Regarding the NPGA recommendations, the Industry/Marketer Education Working Group emphasizes there are no “one size fits all” solutions to last winter’s problems. Further, all propane supply planning “must be customized to each marketer’s region, sources of supply, and customer base, in addition to numerous other factors.” Nonetheless, the working group has organized marketer recommendations into subject areas: demand forecasting, supply contracting, transportation and logistics, primary storage, marketer plant storage, customer storage, capital funding/cash flow management, and shale gas issues.
Generally, NPGA defines demand forecasting as projecting requirements for the coming year by considering past gallon sales and reviewing future weather predictions. Supply contracting requirements include evaluating the strength and reliability of the mid-stream supplier — pipelines, rail terminals, storage facilities, and gas plants. Transportation and logistics involves the ability to successfully access, and transport, previously procured product.
Primary storage, the report adds, applies to leasing or subleasing storage in underground salt domes or caverns, which serve as the main repositories for propane in the U.S. Marketer plant storage regards having adequate peak-season needs owned or controlled by individual companies. Inadequate propane stockpiles, on the part of a few, the study states, are associated with the business practices of a few, and are a cause of problems throughout the supply chain. “(Supply) problems caused to all are associated with the business practices of a few,” reports the Industry/Marketer Education Working Group.
As mentioned, customer storage was addressed. Known as tertiary storage, it is a far-reaching part of the nation’s supply equation. The sheer volume, at an industry estimate of 111 MMbbl, or about 4.7 Bgal., in the field in 2011, nearly equaled the amount of primary storage capacity in the U.S. The study concluded that the average tank size for domestic customers was 400 gal. Furthermore, making the assumption that the average domestic propane tank in the U.S. is 250 gal., retailers responding to a PERC survey reported 88 MMgal. of plant storage, but nearly 800 MMgal. of customer storage. This means that tertiary storage is nearly nine times greater than reported marketer plant storage.
“This sheer volume of customer storage in the field underscores the importance of filling customer storage prior to peak-season demand,” the report highlights. “The Working Group urges all marketers to implement programs aimed at ensuring customers are full prior to peak season. Areas of focus should include: eliminating will call accounts; creating budget, pre-pay, or metered programs to eliminate credit concerns; offering promotional pre-season fill rates; and including customers on scheduled delivery routes.”
Therefore, “customer storage is a critical link in the overall supply process. All marketers are urged to evaluate customer accounts to ensure that they are appropriately sized, and to implement policies that encourage route filling and off-season filling,” the NPGA task force says. Underscored is that, “while there are challenges to modifying established practices and consumer behavior, one great benefit of succeeding with these changes is that they have the effect of increasing supply capacity with no additional capital investment on the part of the marketer or the industry as a whole.”

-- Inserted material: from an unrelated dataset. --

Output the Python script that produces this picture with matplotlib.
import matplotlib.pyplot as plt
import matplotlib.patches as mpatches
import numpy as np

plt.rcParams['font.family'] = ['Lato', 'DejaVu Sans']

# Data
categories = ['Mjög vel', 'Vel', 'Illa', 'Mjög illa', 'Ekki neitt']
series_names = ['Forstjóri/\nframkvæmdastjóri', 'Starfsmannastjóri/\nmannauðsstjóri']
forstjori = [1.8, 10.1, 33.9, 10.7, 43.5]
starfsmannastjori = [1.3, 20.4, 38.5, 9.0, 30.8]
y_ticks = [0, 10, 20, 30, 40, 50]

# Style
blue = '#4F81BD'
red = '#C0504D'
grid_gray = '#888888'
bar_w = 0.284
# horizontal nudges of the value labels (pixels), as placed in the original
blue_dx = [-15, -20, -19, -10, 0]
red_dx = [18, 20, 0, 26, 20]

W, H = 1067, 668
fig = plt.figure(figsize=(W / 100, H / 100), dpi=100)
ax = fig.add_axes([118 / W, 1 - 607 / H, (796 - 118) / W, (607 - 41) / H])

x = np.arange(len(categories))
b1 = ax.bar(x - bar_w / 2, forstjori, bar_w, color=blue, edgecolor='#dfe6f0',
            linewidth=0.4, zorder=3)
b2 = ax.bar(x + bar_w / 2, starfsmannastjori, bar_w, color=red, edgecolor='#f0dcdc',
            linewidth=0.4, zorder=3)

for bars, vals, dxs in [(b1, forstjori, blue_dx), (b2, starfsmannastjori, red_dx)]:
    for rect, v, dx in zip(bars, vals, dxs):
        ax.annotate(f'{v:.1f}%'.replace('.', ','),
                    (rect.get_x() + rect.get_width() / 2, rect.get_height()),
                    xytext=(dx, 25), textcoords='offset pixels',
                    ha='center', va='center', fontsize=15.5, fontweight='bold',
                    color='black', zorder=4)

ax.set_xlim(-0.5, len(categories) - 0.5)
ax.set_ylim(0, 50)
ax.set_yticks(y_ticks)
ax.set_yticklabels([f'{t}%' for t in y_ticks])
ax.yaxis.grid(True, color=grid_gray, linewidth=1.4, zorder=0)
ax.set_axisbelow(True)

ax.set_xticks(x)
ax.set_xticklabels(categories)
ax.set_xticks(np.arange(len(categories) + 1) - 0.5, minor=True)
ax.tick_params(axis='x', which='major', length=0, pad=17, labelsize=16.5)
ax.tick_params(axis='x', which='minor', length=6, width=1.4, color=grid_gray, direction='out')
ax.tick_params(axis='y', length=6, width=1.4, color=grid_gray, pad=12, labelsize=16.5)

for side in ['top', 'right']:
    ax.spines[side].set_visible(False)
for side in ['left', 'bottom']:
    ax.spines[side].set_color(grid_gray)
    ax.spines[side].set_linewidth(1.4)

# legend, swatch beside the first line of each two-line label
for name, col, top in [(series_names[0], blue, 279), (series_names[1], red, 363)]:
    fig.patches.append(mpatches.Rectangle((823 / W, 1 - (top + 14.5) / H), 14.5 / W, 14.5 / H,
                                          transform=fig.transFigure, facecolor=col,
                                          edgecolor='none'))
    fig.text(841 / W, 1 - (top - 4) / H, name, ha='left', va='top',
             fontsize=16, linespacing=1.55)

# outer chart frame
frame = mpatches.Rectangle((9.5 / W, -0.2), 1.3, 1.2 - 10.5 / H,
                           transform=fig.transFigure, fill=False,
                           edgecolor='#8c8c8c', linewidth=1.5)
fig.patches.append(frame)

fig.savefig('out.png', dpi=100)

In addition, the NPGA marketer recommendations acknowledge that capital funding/cash-flow management tests the limits of many marketers every year. “With emergency supply costing up to $3 to $5 per gallon, a marketer could be faced with $30,000 to $50,000 for each transport load,” notes the association. “A mere 10 loads could result in an immediate payable of $500,000, with retail customers typically taking 30 to 60 days to pay after receiving each delivery. This cash flow imbalance meant small marketers may have been faced with over one million dollars of negative cash flow in a peak season, if they sold just several hundred thousand gallons.”
The recommendation: communicate often and share corporate financial information with capital providers; use information provided by NPGA, and other groups, to explain seasonal supply situations and how it has affected business; demonstrate that the business is creating, or has created, a supply plan that ensures the negative consequences of any future supply shortages can be reduced; explore increasing credit limits based on demonstrated needs and capabilities; and seek secondary sources of capital, such as other banking relationships, that can be called upon, as needed.
Finally, shale gas issues: NPGA says this, “shale-gas hydraulic fracturing production is transforming the United States from a net importer of propane to the world’s largest propane producer and, thus, a net exporter.” Succinctly, more propane is being produced in the U.S. than can be consumed here at home. “The shale revolution creates both opportunities and challenges for the propane marketer in regard to supply planning,” the association advises. “First, especially for those marketers located in proximity to shale production, shale gas creates an opportunity to purchase propane in the regional market, often at attractive prices.”
However, the problem for marketers is two-fold: “First, shale production is taking over assets: transports, railcars, and pipelines traditionally used by the retail propane industry to move product during supply shortages. Therefore, as an industry we have lost flexibility to move propane to areas of need quickly. Second, shale production, primarily because it is attractively priced versus traditional supply, can lure the marketer away from engaging in, and then performing on, traditional supply contracts.” This can have a negative impact on building winter allocation levels.
NPGA cautions that when considering purchasing propane produced from shale gas, marketers need to be aware that shale production is “steady-state,” in other words, it doesn’t ramp up or down based on seasonal demand. “In fact,” asserts NPGA, “cold weather often reduces the ability for shale gas plants to make propane due to production constraints. Shale production can also be unreliable, and generally has little, or no, storage attached to it. When the plant is running, there is propane. When the plant shuts down, there is none. When purchasing propane associated with shale gas, marketers need to ask themselves the following: What are the economic benefits of purchasing local production? Can a portion of these savings be used to procure secondary/emergency supply? How am I affecting my traditional supply contracts by replacing volume with sale production? What will I do if the local production goes offline, especially during peak periods? Shale gas is here to stay. Marketers should embrace the opportunities, but be mindful of seasonal pitfalls, and the larger strategic issues, posed by it,” maintains NPGA.